A imagem da bandeira brasileira hasteada na embaixada argentina em Caracas é uma prova de maturidade e de profissionalismo da diplomacia dos dois países e ressalta a grosseria e infantilidade do presidente Javier Milei, que não perde a chance de ofender Lula. Ao agradecer ao Brasil pelo gesto de tomar conta da lojinha, ele passou recibo do erro que faz ao tratar política como se fosse programa de auditório.
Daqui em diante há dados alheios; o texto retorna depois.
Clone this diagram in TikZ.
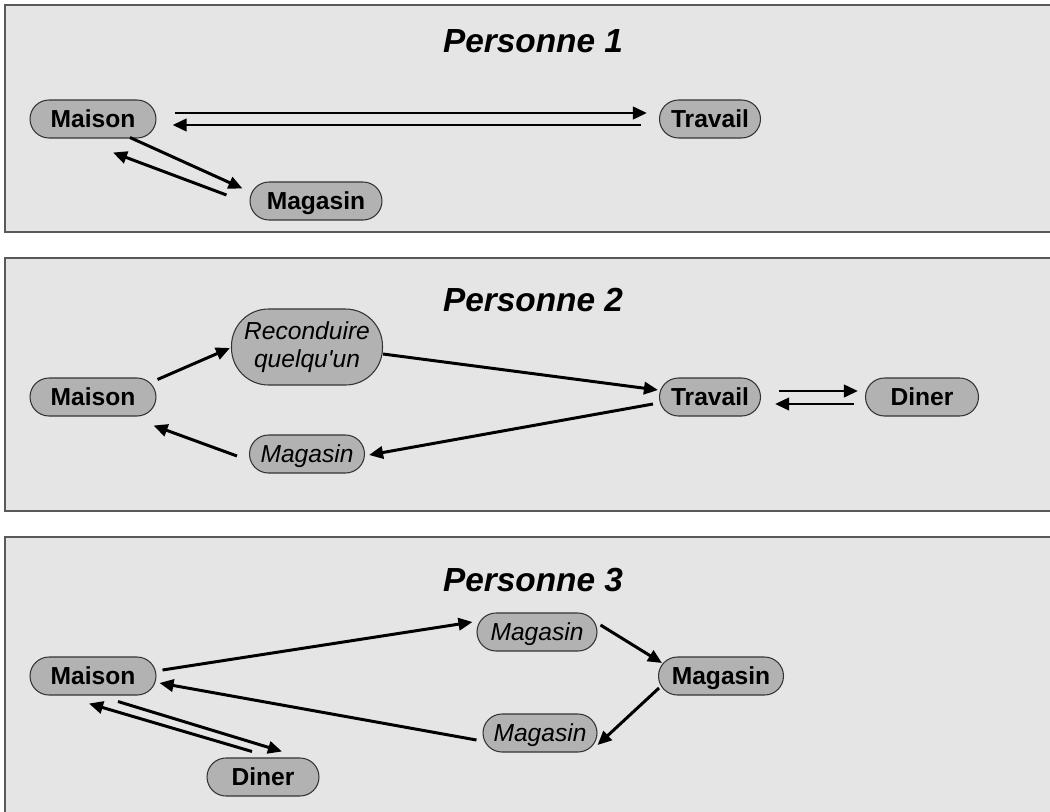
\documentclass[tikz,border=0pt]{standalone}
\usepackage{fontspec}
\setmainfont{Liberation Sans}
\usetikzlibrary{arrows.meta}

\begin{document}
\begin{tikzpicture}[x=0.02cm,y=-0.02cm,
  cadre/.style={draw=black!65,line width=1pt,fill=black!10},
  titre/.style={font=\fontsize{19}{22}\selectfont\bfseries\itshape},
  pill/.style={draw=black!80,line width=0.6pt,fill=black!30,rounded corners=0.38cm,minimum height=0.76cm,inner sep=0pt},
  lieu/.style={pill,font=\fontsize{14}{16}\selectfont\bfseries,text height=10pt,text depth=0pt},
  arret/.style={pill,font=\fontsize{14}{16}\selectfont\itshape,text height=10pt,text depth=0pt},
  fleche/.style={line width=1.7pt,-{Triangle[length=8pt,width=7pt]}}]

  \clip (0,0) rectangle (1050,811);
  \foreach \haut/\bas in {5/232,258/511,537/830}
    \draw[cadre] (5,\haut) rectangle (1070,\bas);

  % Personne 1
  \node[titre] (titre1) at (533,41) {Personne 1};
  \node[lieu,minimum width=2.52cm] (maison1) at (93,119) {Maison};
  \node[lieu,minimum width=2.02cm] (travail1) at (710,119) {Travail};
  \node[lieu,minimum width=2.64cm] (magasin1) at (316,201) {Magasin};

  \draw[fleche] ([shift={(18,-6)}]maison1.east) -- ([shift={(-12,-6)}]travail1.west);
  \draw[fleche] ([shift={(-18,6)}]travail1.west) -- ([shift={(16,6)}]maison1.east);
  \draw[fleche] ([shift={(37,-1)}]maison1.south) -- ([shift={(-7,7)}]magasin1.north west);
  \draw[fleche] ([shift={(-23,-6)}]magasin1.west) -- ([shift={(20,14)}]maison1.south);

  % Personne 2
  \node[titre] (titre2) at (533,300) {Personne 2};
  \node[lieu,minimum width=2.52cm] (maison2) at (93,397) {Maison};
  \node[pill,font=\fontsize{14}{16}\selectfont\itshape,align=center,minimum width=3.02cm,
        minimum height=1.52cm,rounded corners=0.74cm] (reconduire) at (307,347)
        {Reconduire\\quelqu\textquotesingle un};
  \node[arret,minimum width=2.3cm] (magasin2) at (307,454) {Magasin};
  \node[lieu,minimum width=2.02cm] (travail2) at (710,397) {Travail};
  \node[lieu,minimum width=2.26cm] (diner2) at (922,397) {Diner};

  \draw[fleche] ([shift={(1,2)}]maison2.north east) -- ([shift={(-1,1)}]reconduire.west);
  \draw[fleche] ([shift={(0,7)}]reconduire.east) -- ([shift={(-1,-7)}]travail2.west);
  \draw[fleche] ([shift={(-6,7)}]travail2.west) -- ([shift={(4,1)}]magasin2.east);
  \draw[fleche] ([shift={(-12,2)}]magasin2.west) -- ([shift={(-3,9)}]maison2.south east);
  \draw[fleche] ([shift={(18,-6)}]travail2.east) -- ([shift={(-7,-6)}]diner2.west);
  \draw[fleche] ([shift={(-11,7)}]diner2.west) -- ([shift={(14,7)}]travail2.east);

  % Personne 3
  \node[titre] (titre3) at (533,580) {Personne 3};
  \node[lieu,minimum width=2.52cm] (maison3) at (93,676) {Maison};
  \node[arret,minimum width=2.4cm] (magasin3a) at (537,632) {Magasin};
  \node[lieu,minimum width=2.5cm] (magasin3) at (721,676) {Magasin};
  \node[arret,minimum width=2.28cm] (magasin3b) at (540,733) {Magasin};
  \node[lieu,minimum width=2.24cm] (diner3) at (263,777) {Diner};

  \draw[fleche] ([shift={(6,-6)}]maison3.east) -- ([shift={(-4,-10)}]magasin3a.west);
  \draw[fleche] ([shift={(3,-7)}]magasin3a.east) -- ([shift={(4,-13)}]magasin3.west);
  \draw[fleche] ([shift={(1,12)}]magasin3.west) -- ([shift={(0,12)}]magasin3b.east);
  \draw[fleche] ([shift={(-6,7)}]magasin3b.west) -- ([shift={(3,7)}]maison3.east);
  \draw[fleche] ([shift={(25,6)}]maison3.south) -- ([shift={(19,-6)}]diner3.north);
  \draw[fleche] ([shift={(-11,-6)}]diner3.north) -- ([shift={(-4,8)}]maison3.south);
\end{tikzpicture}
\end{document}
A existência de divergências ideológicas é normal e, mesmo, necessária. É bom que o mundo não seja refém de um pensamento único. Na primeira metade do século 20, o medo do avanço do comunismo fez com que países capitalistas fizessem importantes concessões aos trabalhadores, que se concretizaram na social-democracia. O liberalismo e a pluralidade nas democracias ocidentais serviu para pressionar e questionar o autoritarismo e a repressão que havia na União Soviética e em outros países socialistas.
Mas, de um tempo pra cá, inspiradas no exemplo de Donald Trump, lideranças — principalmente da extrema direita — passaram a investir no histrionismo. O discurso político passou a perder espaço para uma lógica religiosa, de luta do bem contra o mal; adversários passaram a ser considerados inimigos, da humanidade e de Deus.
Como não admitir negociar com o que considera encarnação do capeta, o viés salvacionista e radical se espalhou por aí. Este tipo de lógica não admite gradações, o reconhecimento de alguma qualidade em quem está do outro lado: para fortalecer a luta contra o Coisa Ruim, palanques passaram a ser ocupados por performances inspiradas na atuação de pastores exorcistas.
Mais até do que Jair Bolsonaro — um ator de grande capacidade de comunicação, mas de pouco repertório cênico —, Milei é fruto desse exibicionismo violento e irresponsável. E tome de motosserras (a versão argentina da arminha), de uso de fantasia de um tal super-herói libertário, de divulgação de conversas com cachorros.
Foi nesse contexto que ele se viu impelido a partir pra briga com o presidente brasileiro, gesto incompatível com as relações internacionais, ainda mais no caso de países vizinhos que têm um importante fluxo comercial. Este tipo de político precisa do confronto, necessita gerar paixões, ódios: move-se mais pelos supostos pecados alheios do que por suas qualidades. Qualquer conciliação seria vista por seus adoradores como uma concessão àquele que não pode ser admitido.
No fim de junho, às vésperas de vir ao Brasil, Milei cometeu a descortesia de chamar Lula de corrupto, um sinal para animar a plateia que participaria de um evento conservador em Santa Catarina. Mas a história é cheia de armadilhas e gosta de pregar peças, principalmente nos que desdenham de seu poder.
Pouco mais de um mês depois, o governo argentino se viu obrigado a pedir ajuda ao Brasil para resolver o problema em sua embaixada em Caracas depois que o presidente venezuelano, Nicolás Maduro, rompeu as relações entre os dois países. Uma situação ainda mais delicada pelo fato da representação diplomática abrigar adversários do regime chavista.
Os diplomatas trabalharam, o Brasil segurou a onda, hasteou sua bandeira em território até então controlado pela Argentina. E Milei se viu obrigado a ir a público agradecer "enormemente" a atitude brasileira — não pode ser descartada a possibilidade de que seu gesto tenha sido negociado entre os ministérios de relações exteriores dos dois países.
A política é atividade humana, depende de atitudes firmes, mas também de negociações. Milei tem o direito de defender o liberalismo econômico, de praguejar contra o tamanho do Estado argentino, de criticar atitudes do governo brasileiro. Mas tudo isso pode ser feito com equilíbrio, com educação — até porque ninguém está livre de ter que pedir favor.